By: Dr. Charles Lieberman

Date: 12/14/2009

Much stronger than expected retail sales and a rise in business inventories provide solid evidence in support of our judgment that the economy continues to gather momentum for renewed economic expansion. Self-reinforcing growth is not yet locked into place and won't be until recurring payroll expansion is evident. However, we should arrive at that point within the next few months. So, we remain quite bullish on stocks and bearish on bonds.
It is easy to find reasons to be negative. In fact, being negative is all the rage. Unemployment is very high, the economy is still losing jobs, credit availability is weak for small business, mortgage and loan defaults are high, and Congress seems more interested in playing politics than in good policy. Within a questionable banking reform bill passed by the House is authorization to audit Federal Reserve monetary policy, which would undermine Fed independence. This is awful beyond belief. I suppose policy could be worse. They could pass more spending bills for which they do not have adequate funding, but the Administration is considering such a proposal, too. What passes for economic policy merits widespread outrage.
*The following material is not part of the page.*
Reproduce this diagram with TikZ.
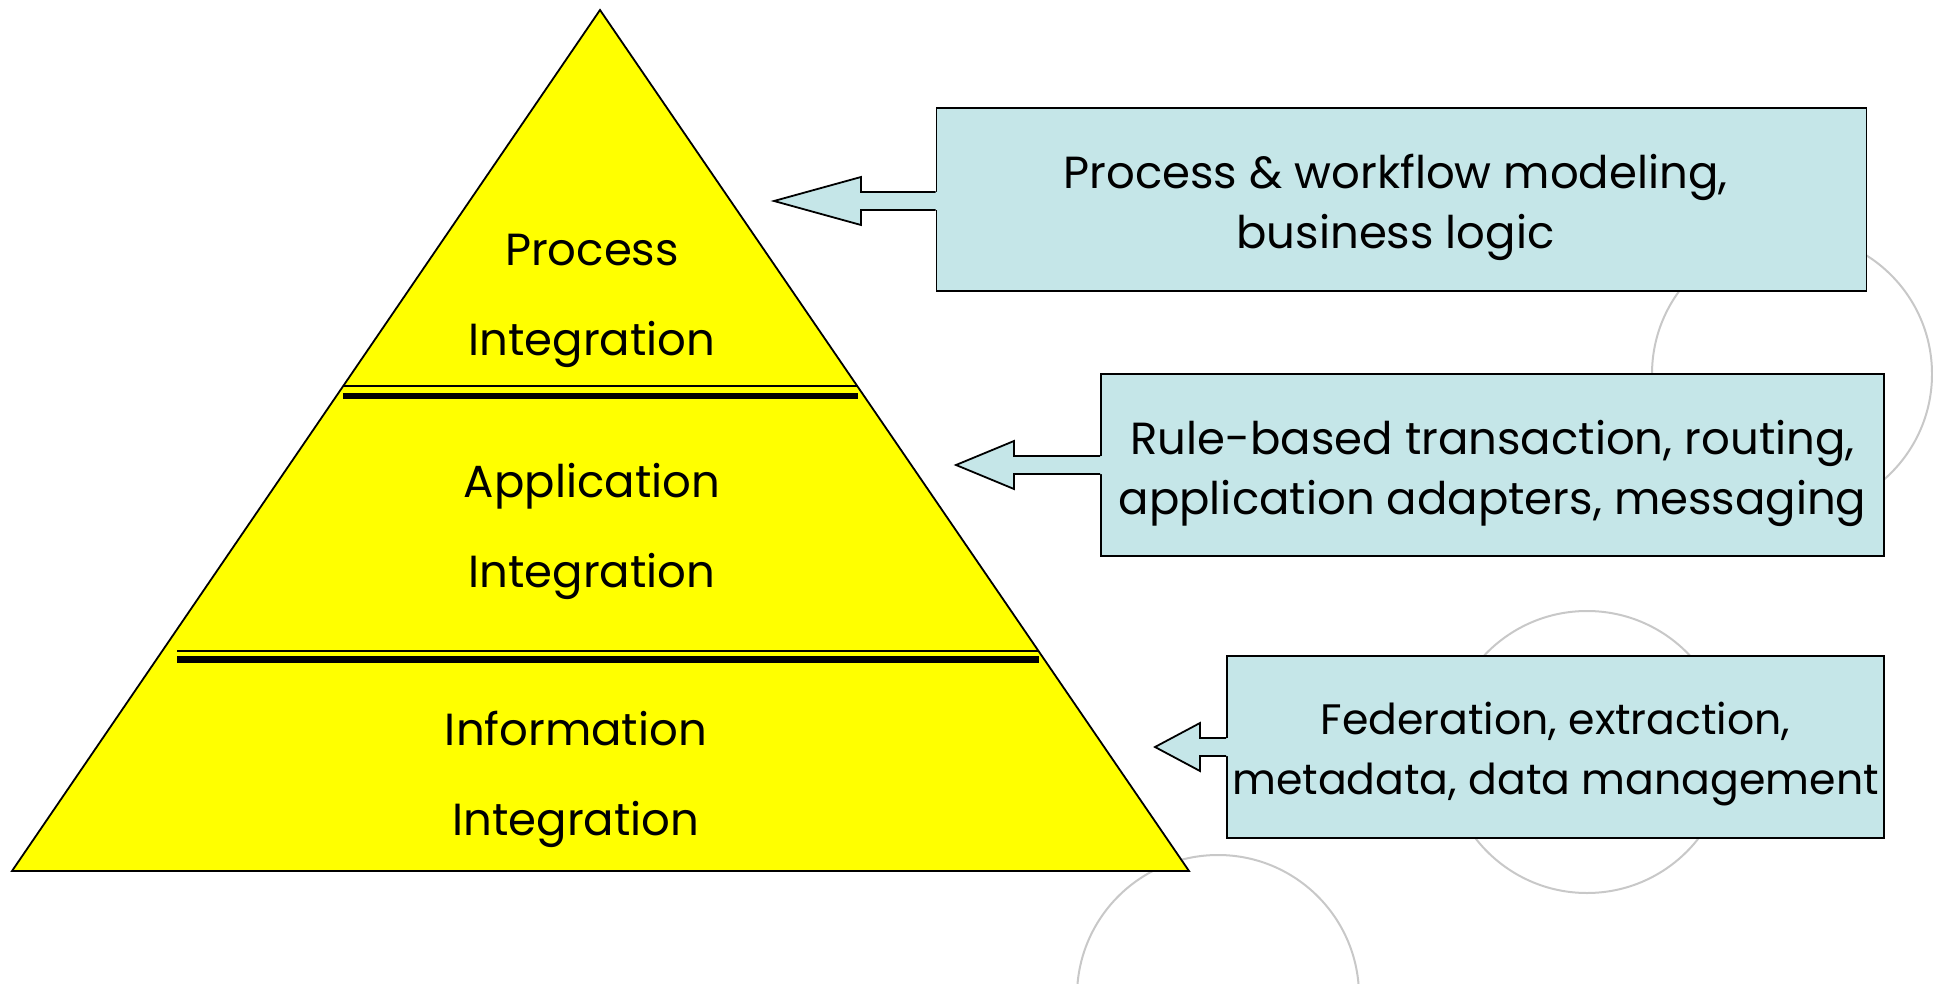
\documentclass[tikz,border=0pt]{standalone}
\usepackage{fontspec}
\setmainfont{Poppins}
\usetikzlibrary{calc}
\definecolor{boxblue}{RGB}{197,230,232}
\definecolor{circgray}{RGB}{200,200,200}
\definecolor{pyryellow}{RGB}{255,255,0}
\newcommand\callarrow[3]{%
  \fill[boxblue] (#2) -- ($(#2)+(#3,-24)$) -- ($(#2)+(#3,-9)$) -- ($(#1.west|-#2)+(3,-9)$)
     -- ($(#1.west|-#2)+(3,9)$) -- ($(#2)+(#3,9)$) -- ($(#2)+(#3,24)$) -- cycle;
  \draw[arrowline] ($(#1.west|-#2)+(0,-9)$) -- ($(#2)+(#3,-9)$) -- ($(#2)+(#3,-24)$) -- (#2)
     -- ($(#2)+(#3,24)$) -- ($(#2)+(#3,9)$) -- ($(#1.west|-#2)+(0,9)$);}
\begin{document}
\begin{tikzpicture}[x=0.5pt,y=-0.5pt,
  bgcircle/.style={draw=circgray,line width=1pt},
  infobox/.style={draw=black,fill=boxblue,line width=0.9pt,inner sep=0pt},
  boxtext/.style={align=center,font=\fontsize{22.5}{30}\selectfont,inner sep=0pt},
  arrowline/.style={draw=black,line width=0.9pt,line join=miter},
  pyrtext/.style={align=center,font=\fontsize{22.5}{45}\selectfont,inner sep=0pt},
  thinsep/.style={line width=1.25pt},
  thicksep/.style={line width=3.3pt}]
\useasboundingbox (0,0) rectangle (1933,984);
\clip (0,0) rectangle (1933,984);
% background circles
\draw[bgcircle] (1792,374) circle[radius=140];
\draw[bgcircle] (1587,752) circle[radius=141];
\draw[bgcircle] (1218,996) circle[radius=141];
% pyramid
\coordinate (apex) at (600,10);
\coordinate (bl) at (12,871);
\coordinate (br) at (1189,871);
\draw[fill=pyryellow,line width=0.9pt] (apex) -- (br) -- (bl) -- cycle;
\coordinate (s1a) at (343,386); \coordinate (s1b) at (857,386);
\coordinate (s1c) at (343,396); \coordinate (s1d) at (858,396);
\draw[thinsep] (s1a) -- (s1b);
\draw[thicksep] (s1c) -- (s1d);
\coordinate (s2a) at (177,651); \coordinate (s2b) at (1038,651);
\coordinate (s2c) at (177,659.5); \coordinate (s2d) at (1039,659.5);
\draw[thinsep] (s2a) -- (s2b);
\draw[thicksep] (s2c) -- (s2d);
\node[pyrtext] (proc) at (592,301) {Process\\Integration};
\node[pyrtext] (appl) at (592,531) {Application\\Integration};
\node[pyrtext] (info) at (576,779) {Information\\Integration};
% boxes
\node[infobox,minimum width=465pt,minimum height=91.5pt] (b1) at (1401.5,199.5) {};
\node[infobox,minimum width=391.5pt,minimum height=91pt] (b2) at (1492.5,465) {};
\node[infobox,minimum width=328.5pt,minimum height=91pt] (b3) at (1555.5,747) {};
\node[boxtext] (b1t) at ($(b1.center)+(-6,8)$) {Process \& workflow modeling,\\business logic};
\node[boxtext] (b2t) at ($(b2.center)+(0,8)$) {Rule-based transaction, routing,\\application adapters, messaging};
\node[boxtext,font=\fontsize{21.3}{30}\selectfont] (b3t) at ($(b3.center)+(0,7)$) {Federation, extraction,\\metadata, data management};
% arrows
\coordinate (t1) at (774,201);
\coordinate (t2) at (956,465);
\coordinate (t3) at (1155,747);
\callarrow{b1}{t1}{87}
\callarrow{b2}{t2}{58}
\callarrow{b3}{t3}{45}
\end{tikzpicture}
\end{document}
The above notwithstanding, there is also reason for hope and optimism. First, such stupid policies are unlikely to become law, simply a majority chose to showboat now. Opposition will grow quickly in response to these bad policies and final passage is unlikely. But we are also unlikely to be so lucky that Ron Paul is sent back to grade school to get an education or to Argentina, where politicians just like him have destroyed that economy.
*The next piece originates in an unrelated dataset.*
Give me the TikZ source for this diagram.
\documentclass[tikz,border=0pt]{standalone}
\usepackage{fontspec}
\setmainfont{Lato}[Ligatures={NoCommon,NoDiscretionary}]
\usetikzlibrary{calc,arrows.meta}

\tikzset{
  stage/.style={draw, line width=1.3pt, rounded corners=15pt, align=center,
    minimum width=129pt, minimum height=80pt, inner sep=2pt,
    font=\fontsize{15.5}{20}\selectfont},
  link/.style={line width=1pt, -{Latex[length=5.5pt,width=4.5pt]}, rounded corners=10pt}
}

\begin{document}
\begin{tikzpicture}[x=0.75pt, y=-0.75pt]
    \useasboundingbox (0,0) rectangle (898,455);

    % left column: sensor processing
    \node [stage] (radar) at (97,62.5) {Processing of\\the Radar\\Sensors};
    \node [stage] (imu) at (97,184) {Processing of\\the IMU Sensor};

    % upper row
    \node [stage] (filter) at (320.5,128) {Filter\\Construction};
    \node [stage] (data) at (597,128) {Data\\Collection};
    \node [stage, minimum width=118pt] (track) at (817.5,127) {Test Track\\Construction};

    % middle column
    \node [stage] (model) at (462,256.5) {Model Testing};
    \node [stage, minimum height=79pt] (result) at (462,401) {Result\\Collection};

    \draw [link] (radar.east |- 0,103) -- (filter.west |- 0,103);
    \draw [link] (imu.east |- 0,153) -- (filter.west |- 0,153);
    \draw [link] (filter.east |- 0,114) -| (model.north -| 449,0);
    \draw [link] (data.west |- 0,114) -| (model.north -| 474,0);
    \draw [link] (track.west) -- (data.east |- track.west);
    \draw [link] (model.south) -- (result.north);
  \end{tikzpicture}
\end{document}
Bad politics aside, economic forces are building for recovery and growth. Inventories have so depleted that industry must increase production to meet demand. The rise in retail sales only reinforces this need for increased output. The same economic forces are at work in the housing sector, where sales have increased, even as inventories decline. Population trends ensure that demand will remain solid, even as construction activity is still very low. That's just not sustainable. We expect construction activity to rise quite sharply in the coming quarters, far more than is expected by most forecasters. Put this all together and they provide a solid foundation for recovery. As we wrote last week, our outlook promises very good support for further gains in stock prices and suggests that bond prices are too high, even as retail investors stay away from stocks and keep buying bonds. As always, they figure things out too late, just like the politicians.